[Rows from a dataset]
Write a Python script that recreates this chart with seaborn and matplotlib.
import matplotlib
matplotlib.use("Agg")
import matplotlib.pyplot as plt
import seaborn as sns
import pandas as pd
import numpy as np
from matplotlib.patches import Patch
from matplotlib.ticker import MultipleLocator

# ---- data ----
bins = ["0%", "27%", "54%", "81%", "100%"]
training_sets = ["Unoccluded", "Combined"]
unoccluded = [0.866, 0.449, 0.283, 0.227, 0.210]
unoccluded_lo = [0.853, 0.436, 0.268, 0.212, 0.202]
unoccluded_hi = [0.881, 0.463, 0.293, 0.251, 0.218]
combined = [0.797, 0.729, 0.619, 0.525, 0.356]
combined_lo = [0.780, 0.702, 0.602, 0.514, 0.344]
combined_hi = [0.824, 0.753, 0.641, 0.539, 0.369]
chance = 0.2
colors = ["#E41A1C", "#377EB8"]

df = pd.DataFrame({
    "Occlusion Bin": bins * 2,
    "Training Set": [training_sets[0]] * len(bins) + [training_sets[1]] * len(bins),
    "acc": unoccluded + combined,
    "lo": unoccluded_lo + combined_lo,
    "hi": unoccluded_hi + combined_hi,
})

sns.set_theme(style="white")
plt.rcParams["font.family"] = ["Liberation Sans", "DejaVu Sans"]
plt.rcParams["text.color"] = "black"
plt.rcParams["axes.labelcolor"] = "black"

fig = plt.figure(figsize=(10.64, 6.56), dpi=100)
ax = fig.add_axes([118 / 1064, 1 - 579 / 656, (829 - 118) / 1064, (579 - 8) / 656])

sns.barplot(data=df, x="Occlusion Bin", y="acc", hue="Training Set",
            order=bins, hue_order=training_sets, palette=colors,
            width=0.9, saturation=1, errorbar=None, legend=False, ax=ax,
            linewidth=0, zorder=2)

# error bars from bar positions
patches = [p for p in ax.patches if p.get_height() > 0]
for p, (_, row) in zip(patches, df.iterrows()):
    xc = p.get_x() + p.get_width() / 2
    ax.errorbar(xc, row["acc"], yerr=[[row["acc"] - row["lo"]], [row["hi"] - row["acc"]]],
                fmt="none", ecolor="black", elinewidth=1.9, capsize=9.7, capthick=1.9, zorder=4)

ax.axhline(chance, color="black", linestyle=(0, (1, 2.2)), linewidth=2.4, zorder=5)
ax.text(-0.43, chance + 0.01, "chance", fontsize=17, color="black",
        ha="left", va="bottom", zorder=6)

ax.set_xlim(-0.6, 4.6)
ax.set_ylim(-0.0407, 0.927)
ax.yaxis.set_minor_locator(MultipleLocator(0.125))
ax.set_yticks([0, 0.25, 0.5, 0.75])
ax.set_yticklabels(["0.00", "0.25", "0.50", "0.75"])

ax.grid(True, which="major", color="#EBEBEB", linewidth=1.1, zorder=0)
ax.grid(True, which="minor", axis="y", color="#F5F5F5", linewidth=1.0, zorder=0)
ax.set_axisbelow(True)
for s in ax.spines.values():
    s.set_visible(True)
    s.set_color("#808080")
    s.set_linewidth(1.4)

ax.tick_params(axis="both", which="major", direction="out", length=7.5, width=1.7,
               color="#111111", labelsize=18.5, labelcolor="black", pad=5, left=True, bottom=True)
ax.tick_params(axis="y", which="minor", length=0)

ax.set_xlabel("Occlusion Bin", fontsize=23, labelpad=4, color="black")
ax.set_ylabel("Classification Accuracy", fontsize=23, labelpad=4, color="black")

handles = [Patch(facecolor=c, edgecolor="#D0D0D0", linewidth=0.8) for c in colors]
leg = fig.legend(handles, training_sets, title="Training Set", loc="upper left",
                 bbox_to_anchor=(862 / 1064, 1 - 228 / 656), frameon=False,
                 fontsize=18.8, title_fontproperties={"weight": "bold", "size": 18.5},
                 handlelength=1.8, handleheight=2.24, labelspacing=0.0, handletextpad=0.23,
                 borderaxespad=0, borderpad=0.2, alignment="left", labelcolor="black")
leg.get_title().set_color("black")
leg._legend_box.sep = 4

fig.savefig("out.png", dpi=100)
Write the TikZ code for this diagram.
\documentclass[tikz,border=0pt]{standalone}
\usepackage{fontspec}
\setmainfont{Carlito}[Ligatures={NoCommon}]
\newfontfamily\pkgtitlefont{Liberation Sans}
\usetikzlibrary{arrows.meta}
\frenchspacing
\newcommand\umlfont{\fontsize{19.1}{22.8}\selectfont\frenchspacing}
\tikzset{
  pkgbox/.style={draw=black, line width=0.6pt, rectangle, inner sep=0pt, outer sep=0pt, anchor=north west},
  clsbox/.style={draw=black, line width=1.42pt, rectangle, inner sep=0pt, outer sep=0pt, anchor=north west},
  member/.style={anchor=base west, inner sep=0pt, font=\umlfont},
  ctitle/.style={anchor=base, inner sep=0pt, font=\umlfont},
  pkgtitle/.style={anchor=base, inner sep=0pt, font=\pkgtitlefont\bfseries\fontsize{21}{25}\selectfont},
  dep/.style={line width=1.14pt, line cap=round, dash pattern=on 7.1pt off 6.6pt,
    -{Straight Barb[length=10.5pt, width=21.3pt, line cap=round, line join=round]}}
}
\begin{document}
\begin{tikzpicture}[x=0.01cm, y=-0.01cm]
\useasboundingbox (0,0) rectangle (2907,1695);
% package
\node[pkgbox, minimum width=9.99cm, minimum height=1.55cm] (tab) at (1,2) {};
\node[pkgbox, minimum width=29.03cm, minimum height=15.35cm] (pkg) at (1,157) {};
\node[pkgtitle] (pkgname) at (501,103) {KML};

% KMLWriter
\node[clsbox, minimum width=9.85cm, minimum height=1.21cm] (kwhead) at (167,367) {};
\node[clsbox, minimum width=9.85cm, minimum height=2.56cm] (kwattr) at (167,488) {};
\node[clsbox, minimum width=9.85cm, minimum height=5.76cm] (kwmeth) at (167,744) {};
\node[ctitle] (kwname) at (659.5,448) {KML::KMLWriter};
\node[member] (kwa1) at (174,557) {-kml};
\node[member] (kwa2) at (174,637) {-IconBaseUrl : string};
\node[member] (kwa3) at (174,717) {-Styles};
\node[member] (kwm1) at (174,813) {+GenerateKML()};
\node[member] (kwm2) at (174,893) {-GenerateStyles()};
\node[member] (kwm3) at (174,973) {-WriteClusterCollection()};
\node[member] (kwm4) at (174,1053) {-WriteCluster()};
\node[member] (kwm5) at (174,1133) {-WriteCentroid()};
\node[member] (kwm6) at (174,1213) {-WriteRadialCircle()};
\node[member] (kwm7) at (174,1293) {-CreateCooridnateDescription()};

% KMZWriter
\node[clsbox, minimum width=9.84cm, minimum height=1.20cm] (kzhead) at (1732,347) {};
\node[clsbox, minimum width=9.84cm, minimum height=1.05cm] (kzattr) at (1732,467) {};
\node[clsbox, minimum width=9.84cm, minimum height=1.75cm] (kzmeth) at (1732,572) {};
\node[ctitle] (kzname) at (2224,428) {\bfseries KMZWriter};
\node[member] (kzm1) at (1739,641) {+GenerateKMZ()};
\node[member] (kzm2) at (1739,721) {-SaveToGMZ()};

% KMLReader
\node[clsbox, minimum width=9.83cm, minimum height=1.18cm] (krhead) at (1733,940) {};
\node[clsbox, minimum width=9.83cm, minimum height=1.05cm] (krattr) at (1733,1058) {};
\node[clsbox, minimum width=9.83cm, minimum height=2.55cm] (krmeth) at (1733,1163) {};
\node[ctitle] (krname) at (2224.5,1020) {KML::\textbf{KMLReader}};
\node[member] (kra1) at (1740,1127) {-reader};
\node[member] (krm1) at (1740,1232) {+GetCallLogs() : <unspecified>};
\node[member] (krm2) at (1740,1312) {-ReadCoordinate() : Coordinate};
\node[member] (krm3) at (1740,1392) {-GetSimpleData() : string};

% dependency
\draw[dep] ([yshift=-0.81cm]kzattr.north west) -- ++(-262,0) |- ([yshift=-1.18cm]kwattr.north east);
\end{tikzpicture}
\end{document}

● Work required:
Please give back only the lines between the first line of the entries and the line with "linewidth=0, zorder=2)", both ends included, word for word.

● Expected answer:
Write a Python script that recreates this chart with seaborn and matplotlib.
import matplotlib
matplotlib.use("Agg")
import matplotlib.pyplot as plt
import seaborn as sns
import pandas as pd
import numpy as np
from matplotlib.patches import Patch
from matplotlib.ticker import MultipleLocator

# ---- data ----
bins = ["0%", "27%", "54%", "81%", "100%"]
training_sets = ["Unoccluded", "Combined"]
unoccluded = [0.866, 0.449, 0.283, 0.227, 0.210]
unoccluded_lo = [0.853, 0.436, 0.268, 0.212, 0.202]
unoccluded_hi = [0.881, 0.463, 0.293, 0.251, 0.218]
combined = [0.797, 0.729, 0.619, 0.525, 0.356]
combined_lo = [0.780, 0.702, 0.602, 0.514, 0.344]
combined_hi = [0.824, 0.753, 0.641, 0.539, 0.369]
chance = 0.2
colors = ["#E41A1C", "#377EB8"]

df = pd.DataFrame({
    "Occlusion Bin": bins * 2,
    "Training Set": [training_sets[0]] * len(bins) + [training_sets[1]] * len(bins),
    "acc": unoccluded + combined,
    "lo": unoccluded_lo + combined_lo,
    "hi": unoccluded_hi + combined_hi,
})

sns.set_theme(style="white")
plt.rcParams["font.family"] = ["Liberation Sans", "DejaVu Sans"]
plt.rcParams["text.color"] = "black"
plt.rcParams["axes.labelcolor"] = "black"

fig = plt.figure(figsize=(10.64, 6.56), dpi=100)
ax = fig.add_axes([118 / 1064, 1 - 579 / 656, (829 - 118) / 1064, (579 - 8) / 656])

sns.barplot(data=df, x="Occlusion Bin", y="acc", hue="Training Set",
            order=bins, hue_order=training_sets, palette=colors,
            width=0.9, saturation=1, errorbar=None, legend=False, ax=ax,
            linewidth=0, zorder=2)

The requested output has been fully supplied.